#### Provided material
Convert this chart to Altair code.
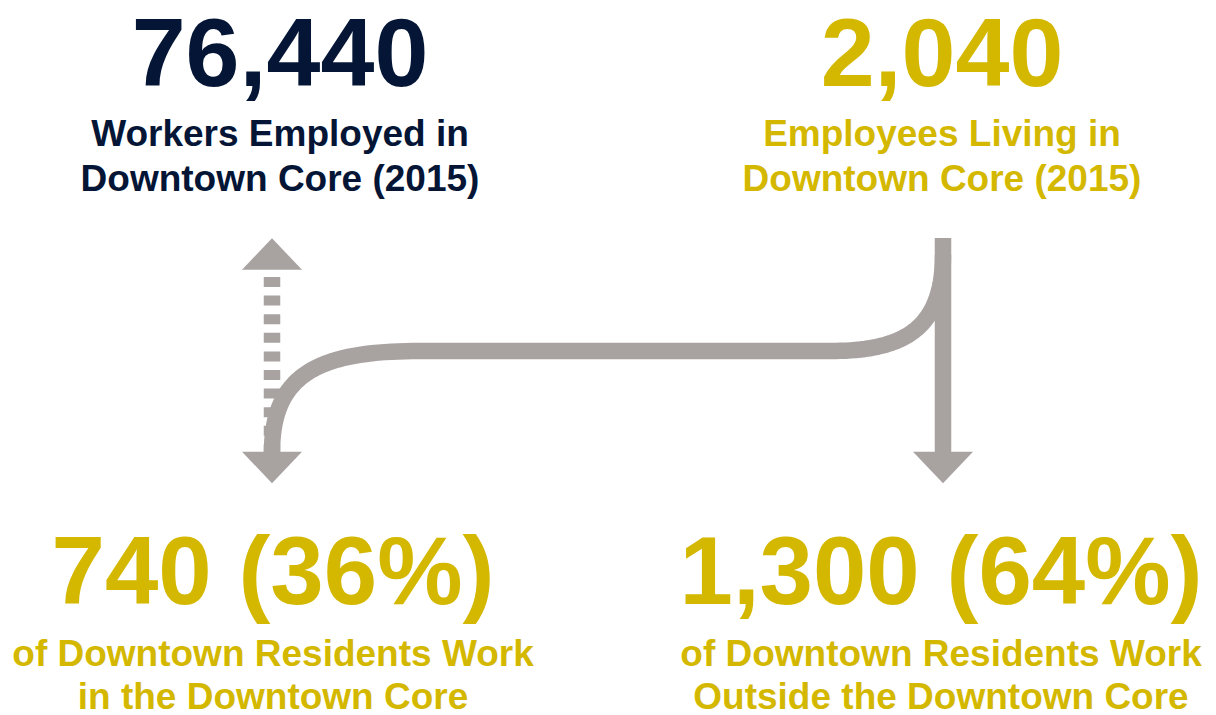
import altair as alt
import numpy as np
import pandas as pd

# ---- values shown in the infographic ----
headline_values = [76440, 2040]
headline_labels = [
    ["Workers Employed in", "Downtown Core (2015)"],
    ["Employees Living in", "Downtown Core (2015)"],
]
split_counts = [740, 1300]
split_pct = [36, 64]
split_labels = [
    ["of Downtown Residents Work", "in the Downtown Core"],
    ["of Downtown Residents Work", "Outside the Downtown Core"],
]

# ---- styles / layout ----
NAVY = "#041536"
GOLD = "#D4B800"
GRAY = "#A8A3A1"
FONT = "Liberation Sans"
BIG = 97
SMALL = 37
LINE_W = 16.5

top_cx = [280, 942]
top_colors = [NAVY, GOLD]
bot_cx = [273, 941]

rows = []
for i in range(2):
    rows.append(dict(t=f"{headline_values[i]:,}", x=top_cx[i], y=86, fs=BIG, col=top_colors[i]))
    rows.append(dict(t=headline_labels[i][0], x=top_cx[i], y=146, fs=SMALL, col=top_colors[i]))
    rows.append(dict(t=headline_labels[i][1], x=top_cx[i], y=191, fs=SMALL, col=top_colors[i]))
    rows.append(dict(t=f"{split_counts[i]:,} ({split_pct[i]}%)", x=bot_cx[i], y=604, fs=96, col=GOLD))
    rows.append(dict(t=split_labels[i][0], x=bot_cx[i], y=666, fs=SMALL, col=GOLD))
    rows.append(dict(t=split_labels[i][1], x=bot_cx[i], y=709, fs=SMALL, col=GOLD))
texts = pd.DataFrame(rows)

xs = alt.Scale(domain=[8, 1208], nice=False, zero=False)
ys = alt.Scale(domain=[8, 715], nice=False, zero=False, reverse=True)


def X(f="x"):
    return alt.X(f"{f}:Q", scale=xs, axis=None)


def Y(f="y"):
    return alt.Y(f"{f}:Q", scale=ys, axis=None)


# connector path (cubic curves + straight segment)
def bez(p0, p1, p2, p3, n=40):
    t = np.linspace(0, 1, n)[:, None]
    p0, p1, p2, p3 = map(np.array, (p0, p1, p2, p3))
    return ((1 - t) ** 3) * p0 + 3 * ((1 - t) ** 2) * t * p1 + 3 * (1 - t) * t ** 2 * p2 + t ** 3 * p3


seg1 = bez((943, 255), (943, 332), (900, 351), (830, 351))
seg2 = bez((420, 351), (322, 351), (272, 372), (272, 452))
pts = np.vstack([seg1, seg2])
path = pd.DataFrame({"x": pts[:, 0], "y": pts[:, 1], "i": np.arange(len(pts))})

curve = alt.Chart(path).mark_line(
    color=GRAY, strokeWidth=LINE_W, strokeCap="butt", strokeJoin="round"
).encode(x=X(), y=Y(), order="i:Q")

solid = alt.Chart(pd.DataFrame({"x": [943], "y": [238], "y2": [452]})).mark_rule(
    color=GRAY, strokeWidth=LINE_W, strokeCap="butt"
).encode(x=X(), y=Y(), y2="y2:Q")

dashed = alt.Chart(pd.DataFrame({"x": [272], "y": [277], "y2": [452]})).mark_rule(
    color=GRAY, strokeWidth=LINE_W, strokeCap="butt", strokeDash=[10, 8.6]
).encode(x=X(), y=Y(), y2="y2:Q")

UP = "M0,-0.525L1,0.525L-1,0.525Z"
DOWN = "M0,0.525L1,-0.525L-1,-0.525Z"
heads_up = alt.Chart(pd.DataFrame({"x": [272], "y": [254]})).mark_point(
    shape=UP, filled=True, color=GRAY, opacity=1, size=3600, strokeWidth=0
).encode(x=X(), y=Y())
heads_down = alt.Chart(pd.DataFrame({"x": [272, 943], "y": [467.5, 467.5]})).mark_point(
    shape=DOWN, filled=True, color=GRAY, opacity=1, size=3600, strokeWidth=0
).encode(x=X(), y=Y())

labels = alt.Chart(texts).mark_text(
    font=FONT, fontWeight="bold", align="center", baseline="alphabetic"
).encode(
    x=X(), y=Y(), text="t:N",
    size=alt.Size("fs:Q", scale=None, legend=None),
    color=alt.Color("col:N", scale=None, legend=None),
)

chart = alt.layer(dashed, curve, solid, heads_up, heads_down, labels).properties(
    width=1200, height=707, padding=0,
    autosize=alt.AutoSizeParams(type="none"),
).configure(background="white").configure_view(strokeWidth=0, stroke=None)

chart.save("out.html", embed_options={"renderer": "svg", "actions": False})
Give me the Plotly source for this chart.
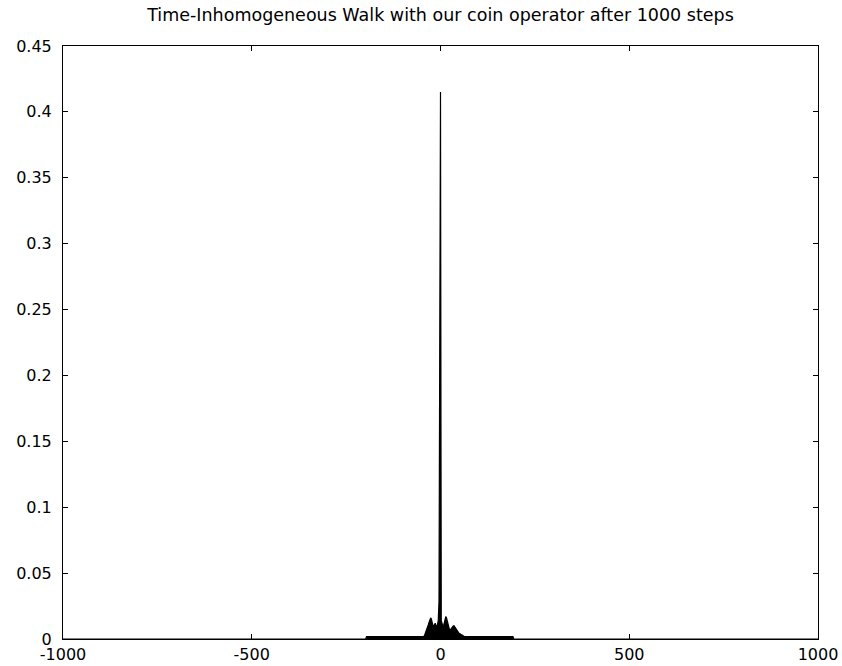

#### Task description
Repeat the material above in full and unchanged, minus its images.

#### Solution to this exercise
Convert this chart to Altair code.
import altair as alt
import numpy as np
import pandas as pd

# ---- values shown in the infographic ----
headline_values = [76440, 2040]
headline_labels = [
    ["Workers Employed in", "Downtown Core (2015)"],
    ["Employees Living in", "Downtown Core (2015)"],
]
split_counts = [740, 1300]
split_pct = [36, 64]
split_labels = [
    ["of Downtown Residents Work", "in the Downtown Core"],
    ["of Downtown Residents Work", "Outside the Downtown Core"],
]

# ---- styles / layout ----
NAVY = "#041536"
GOLD = "#D4B800"
GRAY = "#A8A3A1"
FONT = "Liberation Sans"
BIG = 97
SMALL = 37
LINE_W = 16.5

top_cx = [280, 942]
top_colors = [NAVY, GOLD]
bot_cx = [273, 941]

rows = []
for i in range(2):
    rows.append(dict(t=f"{headline_values[i]:,}", x=top_cx[i], y=86, fs=BIG, col=top_colors[i]))
    rows.append(dict(t=headline_labels[i][0], x=top_cx[i], y=146, fs=SMALL, col=top_colors[i]))
    rows.append(dict(t=headline_labels[i][1], x=top_cx[i], y=191, fs=SMALL, col=top_colors[i]))
    rows.append(dict(t=f"{split_counts[i]:,} ({split_pct[i]}%)", x=bot_cx[i], y=604, fs=96, col=GOLD))
    rows.append(dict(t=split_labels[i][0], x=bot_cx[i], y=666, fs=SMALL, col=GOLD))
    rows.append(dict(t=split_labels[i][1], x=bot_cx[i], y=709, fs=SMALL, col=GOLD))
texts = pd.DataFrame(rows)

xs = alt.Scale(domain=[8, 1208], nice=False, zero=False)
ys = alt.Scale(domain=[8, 715], nice=False, zero=False, reverse=True)


def X(f="x"):
    return alt.X(f"{f}:Q", scale=xs, axis=None)


def Y(f="y"):
    return alt.Y(f"{f}:Q", scale=ys, axis=None)


# connector path (cubic curves + straight segment)
def bez(p0, p1, p2, p3, n=40):
    t = np.linspace(0, 1, n)[:, None]
    p0, p1, p2, p3 = map(np.array, (p0, p1, p2, p3))
    return ((1 - t) ** 3) * p0 + 3 * ((1 - t) ** 2) * t * p1 + 3 * (1 - t) * t ** 2 * p2 + t ** 3 * p3


seg1 = bez((943, 255), (943, 332), (900, 351), (830, 351))
seg2 = bez((420, 351), (322, 351), (272, 372), (272, 452))
pts = np.vstack([seg1, seg2])
path = pd.DataFrame({"x": pts[:, 0], "y": pts[:, 1], "i": np.arange(len(pts))})

curve = alt.Chart(path).mark_line(
    color=GRAY, strokeWidth=LINE_W, strokeCap="butt", strokeJoin="round"
).encode(x=X(), y=Y(), order="i:Q")

solid = alt.Chart(pd.DataFrame({"x": [943], "y": [238], "y2": [452]})).mark_rule(
    color=GRAY, strokeWidth=LINE_W, strokeCap="butt"
).encode(x=X(), y=Y(), y2="y2:Q")

dashed = alt.Chart(pd.DataFrame({"x": [272], "y": [277], "y2": [452]})).mark_rule(
    color=GRAY, strokeWidth=LINE_W, strokeCap="butt", strokeDash=[10, 8.6]
).encode(x=X(), y=Y(), y2="y2:Q")

UP = "M0,-0.525L1,0.525L-1,0.525Z"
DOWN = "M0,0.525L1,-0.525L-1,-0.525Z"
heads_up = alt.Chart(pd.DataFrame({"x": [272], "y": [254]})).mark_point(
    shape=UP, filled=True, color=GRAY, opacity=1, size=3600, strokeWidth=0
).encode(x=X(), y=Y())
heads_down = alt.Chart(pd.DataFrame({"x": [272, 943], "y": [467.5, 467.5]})).mark_point(
    shape=DOWN, filled=True, color=GRAY, opacity=1, size=3600, strokeWidth=0
).encode(x=X(), y=Y())

labels = alt.Chart(texts).mark_text(
    font=FONT, fontWeight="bold", align="center", baseline="alphabetic"
).encode(
    x=X(), y=Y(), text="t:N",
    size=alt.Size("fs:Q", scale=None, legend=None),
    color=alt.Color("col:N", scale=None, legend=None),
)

chart = alt.layer(dashed, curve, solid, heads_up, heads_down, labels).properties(
    width=1200, height=707, padding=0,
    autosize=alt.AutoSizeParams(type="none"),
).configure(background="white").configure_view(strokeWidth=0, stroke=None)

chart.save("out.html", embed_options={"renderer": "svg", "actions": False})
Give me the Plotly source for this chart.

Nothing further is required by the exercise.